Elbette küre-i arzdan daha latîf, daha nûrânî, daha büyük, daha ehemmiyetli olan ecrâm-ı semâviye; ölü, câmid, hayatsız, şuûrsuz kalması imkân hâricindedir.

Dünyamız küçüklüğüyle beraber şeffafiyetten ve nurdan yoksun iken böyle hayat, şuur ve ruh sahibi varlıklarla dolu ise dünyamızdan daha büyük, daha nurlu olan azametli yıldızların ve yıldız kümelerinin boş olması, hayat ve şuur sahibi varlıklarla şenlendirilmemesi mümkün değildir.

Demek gökleri, güneşleri, yıldızları şenlendirecek; ve hayatdâr vaz‘iyetini verecek ve netice-i hilkat-i semâvâtı gösterecek ve hitâbât-ı sübhâniyeye mazhar olacak olan zîşuûr, zîhayat ve semâvâta münâsib sekeneler, herhalde sırr-ı hayatla bulunuyorlar ki onlar da melâikelerdir.

Bu yıldızları, güneşleri, galaksileri şenlendirecek ve oraların yaratılış amacını yerine getirecek o yerlere uygun yaratılmış hayat ve şuur sahipleri vardır ki Kur’an-ı Azimü’ş-Şan bu mahlukların melekler olduklarını bizlere bildirmektedir.

4- PEYGAMBERLERE VE KİTAPLARA İMAN

Madem hayat-ı sermediye, resûllerin gönderilmesiyle ve kitapların indirilmesiyle kendini gösterir. Evet, eğer o kitaplar ve peygamberler olmazsa, o hayat-ı ezeliye bilinmez. 
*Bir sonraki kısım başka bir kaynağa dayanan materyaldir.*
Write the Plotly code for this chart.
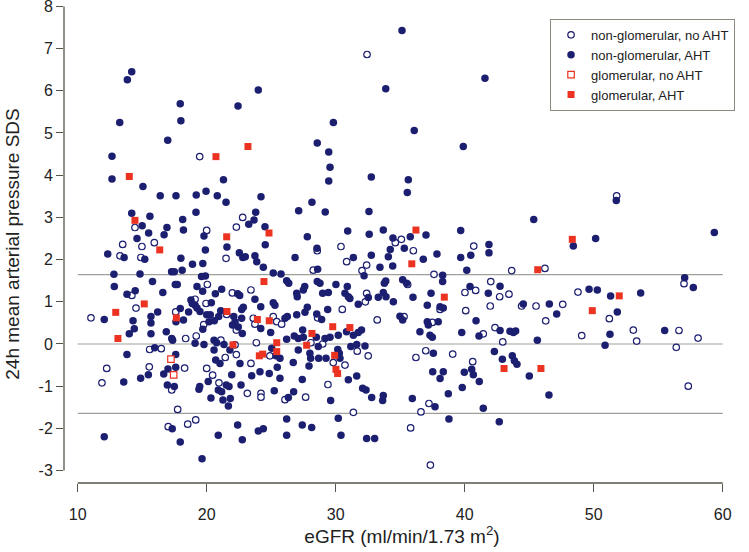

Yukarıda ispatı yapılmış olan ahiret hayatının varlığını, dünyada olan bizlerin bilebilmesi için ebedi hayatı bize bildirecek ve tanıtacak peygamberlerin ve kitapların gelmesi gerekir. Aksi halde varlığı muhakkak olan ahiret hayatının bilinmesi mümkün olmayacaktır.

Nasıl ki bir adamın söylemesiyle, diri ve hayatdâr olduğu anlaşılır. Öyle de bu kâinâtın perdesi altında olan âlem-i gaybın arkasında söyleyen, konuşan, emir ve nehyedip hitâb eden bir zâtın kelimâtını, hitâbâtını gösterecek, peygamberler ve ellerinde nâzil olan kitaplardır.
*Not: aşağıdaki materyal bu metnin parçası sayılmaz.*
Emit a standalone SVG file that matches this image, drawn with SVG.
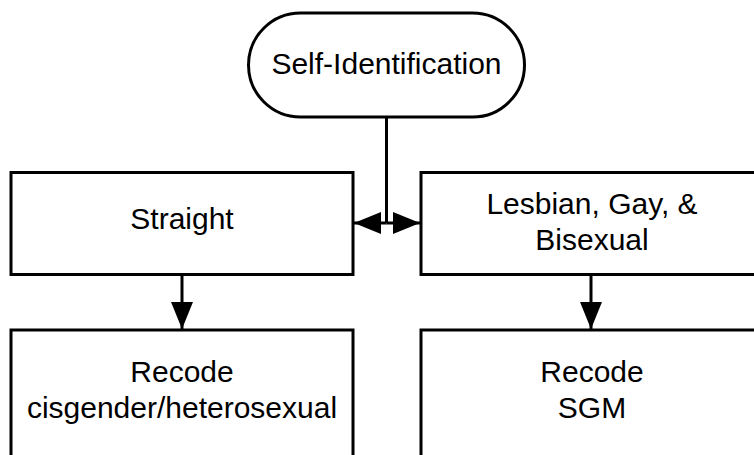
<svg xmlns="http://www.w3.org/2000/svg" width="754" height="455" viewBox="0 0 754 455">
<defs>
<style>
.box{fill:#fff;stroke:#000;stroke-width:3}
.lbl{font-family:"Liberation Sans",Arial,sans-serif;font-size:30px;fill:#000;text-anchor:middle}
.con{fill:none;stroke:#000;stroke-width:3}
</style>
<marker id="arr" markerUnits="userSpaceOnUse" viewBox="0 0 27 22" refX="27" refY="11" markerWidth="27" markerHeight="22" orient="auto">
<path d="M0,0 L27,11 L0,22 Z" fill="#000"/>
</marker>
</defs>
<g id="connectors">
<path class="con" d="M386.5,117 L386.5,223"/>
<path class="con" d="M386.5,223 L354,223" marker-end="url(#arr)"/>
<path class="con" d="M386.5,223 L420,223" marker-end="url(#arr)"/>
<path class="con" d="M182,275 L182,329" marker-end="url(#arr)"/>
<path class="con" d="M591,275 L591,329" marker-end="url(#arr)"/>
</g>
<g id="self-identification">
<rect class="box" x="248.5" y="13" width="276" height="104" rx="52" ry="52"/>
<text class="lbl" x="386.5" y="74">Self-Identification</text>
</g>
<g id="straight">
<rect class="box" x="11" y="172.5" width="342" height="102"/>
<text class="lbl" x="182" y="228.5">Straight</text>
</g>
<g id="lgb">
<rect class="box" x="421" y="172.5" width="342" height="102"/>
<text class="lbl" x="592" y="213.5">Lesbian, Gay, &amp;</text>
<text class="lbl" x="592" y="250">Bisexual</text>
</g>
<g id="recode-cis">
<rect class="box" x="11" y="330" width="342" height="140"/>
<text class="lbl" x="182" y="381.5">Recode</text>
<text class="lbl" x="182" y="418">cisgender/heterosexual</text>
</g>
<g id="recode-sgm">
<rect class="box" x="421" y="330" width="342" height="140"/>
<text class="lbl" x="592" y="381.5">Recode</text>
<text class="lbl" x="592" y="418">SGM</text>
</g>
</svg>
Bir kimsenin hayat sahibi olduğuna en açık delil onun konuşmasıdır. Hayat sahibi olan muhakkak konuşur. Bebeklerin dünyaya gelir gelmez ağlamaya başlaması bu hakikate bir misaldir. Yukarıda da ispat edildiği üzere Hayy olan bir zatın varlığını hayat hakikati gösterir. O halde o zatın konuşmasını bize bildiren ve vahye mazhar olan peygamberlerin olması ve o peygamberlerin ellerinde de o zatın kelamı olan kitapların olması gerekir.

5- KADERE İMAN

Nasılki âlem-i şehâdet ve mevcûd hâzır eşyâ, intizâmlarıyla ve neticeleriyle hayatdârlıkları görünüyor.

Şu görünen âlemdeki hayat sahibi varlıkların hayatları, arka planda hâkim olan bir intizam ve gözetilen bir gayenin varlığını bize göstermektedir. Bir ağacın hem çekirdeğinde hem meyvelerinde o ağacın umum neticesi bir çeşit program olarak vardır. O programın ilim düzeyinde de olsa bir varlık olduğunu gösterir.
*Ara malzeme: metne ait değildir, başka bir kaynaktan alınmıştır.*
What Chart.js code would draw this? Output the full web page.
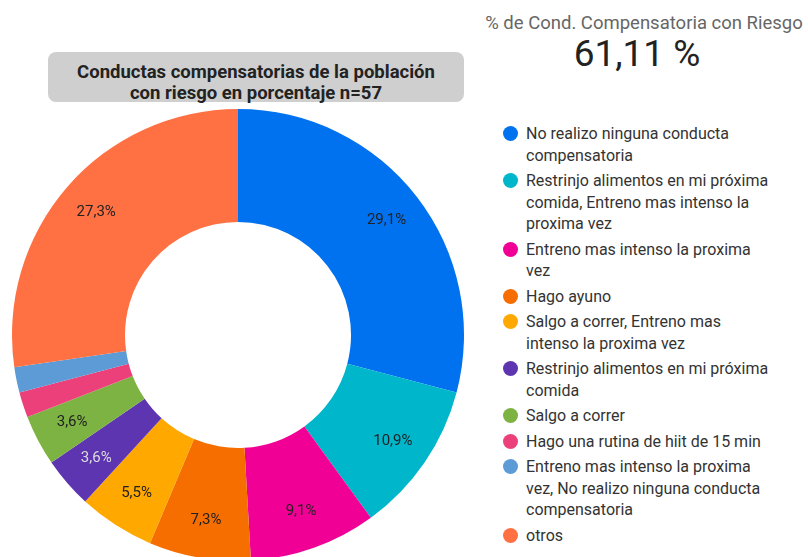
<!DOCTYPE html>
<html>
<head>
<meta charset="utf-8">
<script src="https://cdn.jsdelivr.net/npm/chart.js@4"></script>
<style>
  body { margin: 0; width: 808px; height: 557px; background: #fff; font-family: Roboto, sans-serif; position: relative; overflow: hidden; }
  #kpiTitle { position: absolute; left: 470px; width: 348px; top: 12px; text-align: center; font-size: 18.5px; color: #666; }
  #kpiValue { position: absolute; left: 470px; width: 334px; top: 32px; text-align: center; font-size: 37px; color: #222; }
  #titleBox { position: absolute; left: 48px; top: 52px; width: 416px; height: 50px; background: #cfcfcf; border-radius: 8px;
    font-weight: bold; font-size: 18.5px; color: #222; text-align: center; line-height: 21px; box-sizing: border-box; padding-top: 10px; }
  #chartBox { position: absolute; left: 12px; top: 109px; width: 452px; height: 452px; }
  #legend { position: absolute; left: 502px; top: 123px; width: 306px; list-style: none; margin: 0; padding: 0; }
  #legend li { position: relative; padding-left: 24px; font-size: 16px; line-height: 21.5px; color: #333; margin-bottom: 4px; }
  #legend li span { position: absolute; left: 1px; top: 3px; width: 15px; height: 15px; border-radius: 50%; }
</style>
</head>
<body>
<div id="kpiTitle">% de Cond. Compensatoria con Riesgo</div>
<div id="kpiValue">61,11 %</div>
<div id="chartBox"><canvas id="donut" width="452" height="452"></canvas></div>
<div id="titleBox">Conductas compensatorias de la población<br>con riesgo en porcentaje n=57</div>
<ul id="legend"></ul>
<script>
// categorias y valores (conteos, n=55 respuestas)
const categories = [
    'No realizo ninguna conducta compensatoria',
    'Restrinjo alimentos en mi próxima comida, Entreno mas intenso la proxima vez',
    'Entreno mas intenso la proxima vez',
    'Hago ayuno',
    'Salgo a correr, Entreno mas intenso la proxima vez',
    'Restrinjo alimentos en mi próxima comida',
    'Salgo a correr',
    'Hago una rutina de hiit de 15 min',
    'Entreno mas intenso la proxima vez, No realizo ninguna conducta compensatoria',
    'otros'
];
const legendLines = [
    ['No realizo ninguna conducta', 'compensatoria'],
    ['Restrinjo alimentos en mi próxima', 'comida, Entreno mas intenso la', 'proxima vez'],
    ['Entreno mas intenso la proxima', 'vez'],
    ['Hago ayuno'],
    ['Salgo a correr, Entreno mas', 'intenso la proxima vez'],
    ['Restrinjo alimentos en mi próxima', 'comida'],
    ['Salgo a correr'],
    ['Hago una rutina de hiit de 15 min'],
    ['Entreno mas intenso la proxima', 'vez, No realizo ninguna conducta', 'compensatoria'],
    ['otros']
];
const counts = [16, 6, 5, 4, 3, 2, 2, 1, 1, 15];
const colors = ['#0072f0', '#00b6cb', '#f10096', '#f66d00', '#ffa800', '#5e35b1', '#7cb342', '#ec407a', '#5c9bd6', '#ff7043'];
const labelColors = ['#222', '#222', '#222', '#222', '#222', '#ddd', '#222', '#222', '#222', '#222'];

const total = counts.reduce((a, b) => a + b, 0);

// leyenda HTML
const legendEl = document.getElementById('legend');
legendLines.forEach((lines, i) => {
    const li = document.createElement('li');
    li.innerHTML = `<span style="background:${colors[i]}"></span>${lines.join('<br>')}`;
    legendEl.appendChild(li);
});

// etiquetas de porcentaje sobre los segmentos
const sliceLabels = {
    id: 'sliceLabels',
    afterDatasetsDraw(chart) {
        const ctx = chart.ctx;
        const meta = chart.getDatasetMeta(0);
        ctx.save();
        ctx.font = '15px Roboto';
        ctx.textAlign = 'center';
        ctx.textBaseline = 'middle';
        meta.data.forEach((arc, i) => {
            const pct = counts[i] / total * 100;
            if (pct < 3) return;
            const p = arc.getProps(['x', 'y', 'startAngle', 'endAngle', 'innerRadius', 'outerRadius'], true);
            const a = (p.startAngle + p.endAngle) / 2;
            const r = p.innerRadius + (p.outerRadius - p.innerRadius) * 0.66;
            ctx.fillStyle = labelColors[i];
            ctx.fillText(pct.toFixed(1).replace('.', ',') + '%', p.x + Math.cos(a) * r, p.y + Math.sin(a) * r);
        });
        ctx.restore();
    }
};

new Chart(document.getElementById('donut'), {
    type: 'doughnut',
    data: {
        labels: categories,
        datasets: [{
            data: counts,
            backgroundColor: colors,
            borderWidth: 0
        }]
    },
    options: {
        responsive: false,
        animation: false,
        cutout: '50%',
        layout: { padding: 0 },
        plugins: { legend: { display: false }, tooltip: { enabled: false } }
    },
    plugins: [sliceLabels]
});
</script>
</body>
</html>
Öyle de, âlem-i gaybdan sayılan geçmiş ve gelecek mahlûkātın dahi, ma‘nen hayatdâr bir vücûd-u ma‘nevîleri ve ruhlu birer sübût-u ilmîleri vardır ki, levh-i kazâ ve kader vâsıtasıyla o ma‘nevî hayatın eseri, mukadderât nâmıyla görünür, tezâhür eder.

O halde geçmiş ve gelecekteki varlıkların hayatları ilmi cihetiyle de vardır. Kâinatı kuşatan nizam ile bu anlaşılmaktadır. Aksi halde geçmiş ve gelecek arasındaki bütüncül birliktelik yerine karışıklık ve kaos hâkim olurdu. Mahlukatın gayb âleminde ilmî olarak var olması, silsile halinde tüm tavırlarının, hallerinin, durumlarının yazılı olduğu kader levhalarının varlığını bize gösterir. Orada ilmen var olan hadiseler şehadet âlemine girdikçe ortaya çıkmaktadır.